**Stated problem:**
Repeat every line exactly, keeping the pictures out of the copy.

· · ·

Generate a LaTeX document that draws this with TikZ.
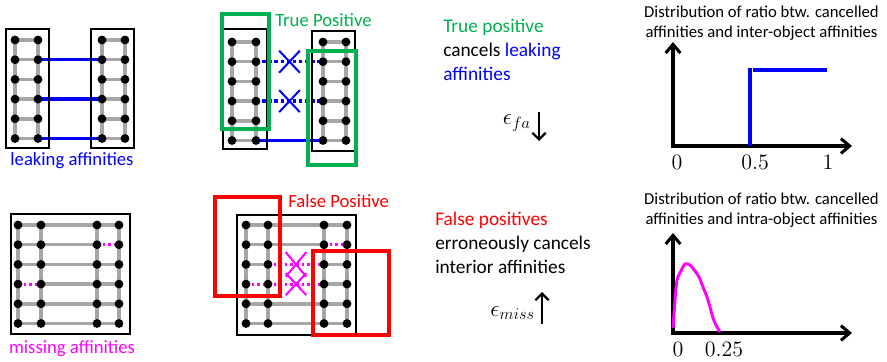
\RequirePackage{fix-cm}
\documentclass[tikz,border=0pt]{standalone}
\usepackage{fontspec}
\newfontfamily\calibri{Carlito}
\usepackage{xcolor}
\definecolor{leakblue}{RGB}{0, 0, 255}
\definecolor{truegreen}{RGB}{0, 176, 80}
\definecolor{falsered}{RGB}{255, 0, 0}
\definecolor{missmagenta}{RGB}{255, 0, 255}
\definecolor{affgray}{RGB}{166, 166, 166}
\usepackage{tikz}
\usetikzlibrary{arrows.meta, positioning, shapes.misc, backgrounds}

\tikzset{
    affdot/.style={circle, fill=black, inner sep=0pt, minimum size=6.6pt},
    aff/.style={affgray, line width=2.6pt},
    leak/.style={leakblue, line width=2.6pt},
    missing/.style={missmagenta, line width=2.4pt, dash pattern=on 2pt off 2.2pt},
    cancel/.style={cross out, draw, solid, line width=1.5pt, inner sep=0pt, minimum width=14pt, minimum height=15pt},
    objbox/.style={draw=black, line width=1pt},
    seedbox/.style={line width=3pt},
    sanslabel/.style={font=\calibri\fontsize{14}{17}\selectfont, inner sep=0pt},
    bodytext/.style={font=\calibri\fontsize{14.5}{18}\selectfont, inner sep=0pt, anchor=base west},
    graphtitle/.style={font=\calibri\fontsize{12.5}{15}\selectfont, align=center, inner sep=0pt},
    mathlabel/.style={font=\fontsize{17.5}{20}\selectfont, inner sep=0pt},
    ticklabel/.style={font=\fontsize{16.5}{19}\selectfont, inner sep=0pt},
    trend/.style={line width=1.6pt, -{Straight Barb[length=5pt, width=10pt]}},
    axis/.style={line width=2.3pt, line join=miter, arrows={Straight Barb[length=6.5pt, width=11pt]-Straight Barb[length=6.5pt, width=11pt]}}
}

\begin{document}
\begin{tikzpicture}[x=0.75pt, y=-0.75pt]
    \useasboundingbox (0,0) rectangle (887,361);

    % voxels of the four panels
    \foreach \p/\xa/\xb/\xc/\xd/\ytop in {A/15/38/102/125/40, B/232/256/323/346/42, C/18/41/97/119/225, D/246/268/324/347/225}
        \foreach \r in {1,...,6}
            \foreach \c/\xx in {1/\xa, 2/\xb, 3/\xc, 4/\xd}
                \node[affdot] (\p\c\r) at (\xx, {\ytop+19.7*(\r-1)}) {};

    \begin{scope}[on background layer]
        % affinities
        \foreach \p in {A,B,C,D}
            \foreach \c in {1,...,4}
                \foreach \r [count=\rr from 2] in {1,...,5}
                    \draw[aff] (\p\c\r.center) -- (\p\c\rr.center);
        \foreach \p in {A,B}
            \foreach \r in {1,...,6} {
                \draw[aff] (\p1\r.center) -- (\p2\r.center);
                \draw[aff] (\p3\r.center) -- (\p4\r.center);
            }
        \foreach \p in {C,D} {
            \foreach \r in {1,2,3,5,6} \draw[aff] (\p1\r.center) -- (\p2\r.center);
            \foreach \r in {1,3,4,5,6} \draw[aff] (\p3\r.center) -- (\p4\r.center);
        }
        \foreach \r in {1,...,6} \draw[aff] (C2\r.center) -- (C3\r.center);
        \foreach \r in {1,2,5,6} \draw[aff] (D2\r.center) -- (D3\r.center);

        % leaking affinities
        \foreach \r in {2,4,6} \draw[leak] (A2\r.center) -- (A3\r.center);
        \draw[leak] (B26.center) -- (B36.center);
        \draw[leak, dotted] (B22.center) -- (B32.center) node[midway, cancel] (crossT1) {};
        \draw[leak, dotted] (B24.center) -- (B34.center) node[midway, cancel] (crossT2) {};

        % missing affinities
        \foreach \p in {C,D} {
            \draw[missing] (\p32.center) -- (\p42.center);
            \draw[missing] (\p14.center) -- (\p24.center);
        }
        \draw[missing] (D23.center) -- (D33.center) node[midway, cancel, minimum height=17pt] (crossF1) {};
        \draw[missing] (D24.center) -- (D34.center) node[midway, cancel] (crossF2) {};
    \end{scope}

    % object boxes
    \draw[objbox] (6,29) rectangle (49,148);
    \draw[objbox] (91,29) rectangle (134,148);
    \draw[objbox] (223,29) rectangle (267,149);
    \draw[objbox] (312,31) rectangle (355,151);
    \draw[objbox] (11,214) rectangle (130,334);
    \draw[objbox] (237,215) rectangle (356,335);

    % detections
    \draw[seedbox, truegreen] (222,14) rectangle (269,129);
    \draw[seedbox, truegreen] (308,51) rectangle (356,165);
    \draw[seedbox, falsered] (215,197) rectangle (280,296);
    \draw[seedbox, falsered] (313,251) rectangle (389,335);

    \node[sanslabel, leakblue] (leaklabel) at (72,161) {leaking affinities};
    \node[sanslabel, missmagenta] (misslabel) at (72,349) {missing affinities};
    \node[sanslabel, truegreen, anchor=west] (tplabel) at (275,20) {True Positive};
    \node[sanslabel, falsered, anchor=west] (fplabel) at (288,201) {False Positive};

    % explanations
    \node[bodytext] (tp1) at (443,32) {\textcolor{truegreen}{True positive}};
    \node[bodytext] (tp2) at (443,56) {cancels \textcolor{leakblue}{leaking}};
    \node[bodytext, leakblue] (tp3) at (443,80) {affinities};
    \node[bodytext] (fp1) at (435,225) {\textcolor{falsered}{False positives}};
    \node[bodytext] (fp2) at (435,249) {erroneously cancels};
    \node[bodytext] (fp3) at (435,273) {interior affinities};

    \node[mathlabel, anchor=east] (efa) at (531,123) {$\epsilon_{fa}$};
    \coordinate (faTop) at (539,112);
    \coordinate (faBot) at (539,141);
    \draw[trend] (faTop) -- (faBot);
    \node[mathlabel, anchor=east] (emiss) at (535,313) {$\epsilon_{miss}$};
    \coordinate (missBot) at (542,324);
    \coordinate (missTop) at (542,292);
    \draw[trend] (missBot) -- (missTop);

    % distribution plots
    \node[graphtitle] (titleinter) at (761.5,23) {Distribution of ratio btw. cancelled\\affinities and inter-object affinities};
    \coordinate (o1) at (673,146);
    \coordinate (y1) at (673,42);
    \coordinate (x1) at (852,146);
    \draw[axis] (y1) -- (o1) -- (x1);
    \draw[leakblue, line width=2.3pt] (750,146) -- (750,68);
    \draw[leakblue, line width=2.3pt] (753,70) -- (827,70);
    \node[ticklabel] (t1a) at (677,162) {$0$};
    \node[ticklabel] (t1b) at (755,162) {$0.5$};
    \node[ticklabel] (t1c) at (828,162) {$1$};

    \node[graphtitle] (titleintra) at (761.5,210) {Distribution of ratio btw. cancelled\\affinities and intra-object affinities};
    \coordinate (o2) at (673,333);
    \coordinate (y2) at (673,233);
    \coordinate (x2) at (852,333);
    \draw[axis] (y2) -- (o2) -- (x2);
    \draw[missmagenta, line width=2.2pt] plot[smooth] coordinates {(673,328) (675,300) (677,280) (681,271) (685,264) (690,265) (695,271) (699,277) (703,287) (707,297) (710,307) (713,318) (716,325) (720,332)};
    \node[ticklabel] (t2a) at (678,349) {$0$};
    \node[ticklabel] (t2b) at (724,349) {$0.25$};
\end{tikzpicture}
\end{document}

· · ·

**Answer below:**
Generate a LaTeX document that draws this with TikZ.
\RequirePackage{fix-cm}
\documentclass[tikz,border=0pt]{standalone}
\usepackage{fontspec}
\newfontfamily\calibri{Carlito}
\usepackage{xcolor}
\definecolor{leakblue}{RGB}{0, 0, 255}
\definecolor{truegreen}{RGB}{0, 176, 80}
\definecolor{falsered}{RGB}{255, 0, 0}
\definecolor{missmagenta}{RGB}{255, 0, 255}
\definecolor{affgray}{RGB}{166, 166, 166}
\usepackage{tikz}
\usetikzlibrary{arrows.meta, positioning, shapes.misc, backgrounds}

\tikzset{
    affdot/.style={circle, fill=black, inner sep=0pt, minimum size=6.6pt},
    aff/.style={affgray, line width=2.6pt},
    leak/.style={leakblue, line width=2.6pt},
    missing/.style={missmagenta, line width=2.4pt, dash pattern=on 2pt off 2.2pt},
    cancel/.style={cross out, draw, solid, line width=1.5pt, inner sep=0pt, minimum width=14pt, minimum height=15pt},
    objbox/.style={draw=black, line width=1pt},
    seedbox/.style={line width=3pt},
    sanslabel/.style={font=\calibri\fontsize{14}{17}\selectfont, inner sep=0pt},
    bodytext/.style={font=\calibri\fontsize{14.5}{18}\selectfont, inner sep=0pt, anchor=base west},
    graphtitle/.style={font=\calibri\fontsize{12.5}{15}\selectfont, align=center, inner sep=0pt},
    mathlabel/.style={font=\fontsize{17.5}{20}\selectfont, inner sep=0pt},
    ticklabel/.style={font=\fontsize{16.5}{19}\selectfont, inner sep=0pt},
    trend/.style={line width=1.6pt, -{Straight Barb[length=5pt, width=10pt]}},
    axis/.style={line width=2.3pt, line join=miter, arrows={Straight Barb[length=6.5pt, width=11pt]-Straight Barb[length=6.5pt, width=11pt]}}
}

\begin{document}
\begin{tikzpicture}[x=0.75pt, y=-0.75pt]
    \useasboundingbox (0,0) rectangle (887,361);

    % voxels of the four panels
    \foreach \p/\xa/\xb/\xc/\xd/\ytop in {A/15/38/102/125/40, B/232/256/323/346/42, C/18/41/97/119/225, D/246/268/324/347/225}
        \foreach \r in {1,...,6}
            \foreach \c/\xx in {1/\xa, 2/\xb, 3/\xc, 4/\xd}
                \node[affdot] (\p\c\r) at (\xx, {\ytop+19.7*(\r-1)}) {};

    \begin{scope}[on background layer]
        % affinities
        \foreach \p in {A,B,C,D}
            \foreach \c in {1,...,4}
                \foreach \r [count=\rr from 2] in {1,...,5}
                    \draw[aff] (\p\c\r.center) -- (\p\c\rr.center);
        \foreach \p in {A,B}
            \foreach \r in {1,...,6} {
                \draw[aff] (\p1\r.center) -- (\p2\r.center);
                \draw[aff] (\p3\r.center) -- (\p4\r.center);
            }
        \foreach \p in {C,D} {
            \foreach \r in {1,2,3,5,6} \draw[aff] (\p1\r.center) -- (\p2\r.center);
            \foreach \r in {1,3,4,5,6} \draw[aff] (\p3\r.center) -- (\p4\r.center);
        }
        \foreach \r in {1,...,6} \draw[aff] (C2\r.center) -- (C3\r.center);
        \foreach \r in {1,2,5,6} \draw[aff] (D2\r.center) -- (D3\r.center);

        % leaking affinities
        \foreach \r in {2,4,6} \draw[leak] (A2\r.center) -- (A3\r.center);
        \draw[leak] (B26.center) -- (B36.center);
        \draw[leak, dotted] (B22.center) -- (B32.center) node[midway, cancel] (crossT1) {};
        \draw[leak, dotted] (B24.center) -- (B34.center) node[midway, cancel] (crossT2) {};

        % missing affinities
        \foreach \p in {C,D} {
            \draw[missing] (\p32.center) -- (\p42.center);
            \draw[missing] (\p14.center) -- (\p24.center);
        }
        \draw[missing] (D23.center) -- (D33.center) node[midway, cancel, minimum height=17pt] (crossF1) {};
        \draw[missing] (D24.center) -- (D34.center) node[midway, cancel] (crossF2) {};
    \end{scope}

    % object boxes
    \draw[objbox] (6,29) rectangle (49,148);
    \draw[objbox] (91,29) rectangle (134,148);
    \draw[objbox] (223,29) rectangle (267,149);
    \draw[objbox] (312,31) rectangle (355,151);
    \draw[objbox] (11,214) rectangle (130,334);
    \draw[objbox] (237,215) rectangle (356,335);

    % detections
    \draw[seedbox, truegreen] (222,14) rectangle (269,129);
    \draw[seedbox, truegreen] (308,51) rectangle (356,165);
    \draw[seedbox, falsered] (215,197) rectangle (280,296);
    \draw[seedbox, falsered] (313,251) rectangle (389,335);

    \node[sanslabel, leakblue] (leaklabel) at (72,161) {leaking affinities};
    \node[sanslabel, missmagenta] (misslabel) at (72,349) {missing affinities};
    \node[sanslabel, truegreen, anchor=west] (tplabel) at (275,20) {True Positive};
    \node[sanslabel, falsered, anchor=west] (fplabel) at (288,201) {False Positive};

    % explanations
    \node[bodytext] (tp1) at (443,32) {\textcolor{truegreen}{True positive}};
    \node[bodytext] (tp2) at (443,56) {cancels \textcolor{leakblue}{leaking}};
    \node[bodytext, leakblue] (tp3) at (443,80) {affinities};
    \node[bodytext] (fp1) at (435,225) {\textcolor{falsered}{False positives}};
    \node[bodytext] (fp2) at (435,249) {erroneously cancels};
    \node[bodytext] (fp3) at (435,273) {interior affinities};

    \node[mathlabel, anchor=east] (efa) at (531,123) {$\epsilon_{fa}$};
    \coordinate (faTop) at (539,112);
    \coordinate (faBot) at (539,141);
    \draw[trend] (faTop) -- (faBot);
    \node[mathlabel, anchor=east] (emiss) at (535,313) {$\epsilon_{miss}$};
    \coordinate (missBot) at (542,324);
    \coordinate (missTop) at (542,292);
    \draw[trend] (missBot) -- (missTop);

    % distribution plots
    \node[graphtitle] (titleinter) at (761.5,23) {Distribution of ratio btw. cancelled\\affinities and inter-object affinities};
    \coordinate (o1) at (673,146);
    \coordinate (y1) at (673,42);
    \coordinate (x1) at (852,146);
    \draw[axis] (y1) -- (o1) -- (x1);
    \draw[leakblue, line width=2.3pt] (750,146) -- (750,68);
    \draw[leakblue, line width=2.3pt] (753,70) -- (827,70);
    \node[ticklabel] (t1a) at (677,162) {$0$};
    \node[ticklabel] (t1b) at (755,162) {$0.5$};
    \node[ticklabel] (t1c) at (828,162) {$1$};

    \node[graphtitle] (titleintra) at (761.5,210) {Distribution of ratio btw. cancelled\\affinities and intra-object affinities};
    \coordinate (o2) at (673,333);
    \coordinate (y2) at (673,233);
    \coordinate (x2) at (852,333);
    \draw[axis] (y2) -- (o2) -- (x2);
    \draw[missmagenta, line width=2.2pt] plot[smooth] coordinates {(673,328) (675,300) (677,280) (681,271) (685,264) (690,265) (695,271) (699,277) (703,287) (707,297) (710,307) (713,318) (716,325) (720,332)};
    \node[ticklabel] (t2a) at (678,349) {$0$};
    \node[ticklabel] (t2b) at (724,349) {$0.25$};
\end{tikzpicture}
\end{document}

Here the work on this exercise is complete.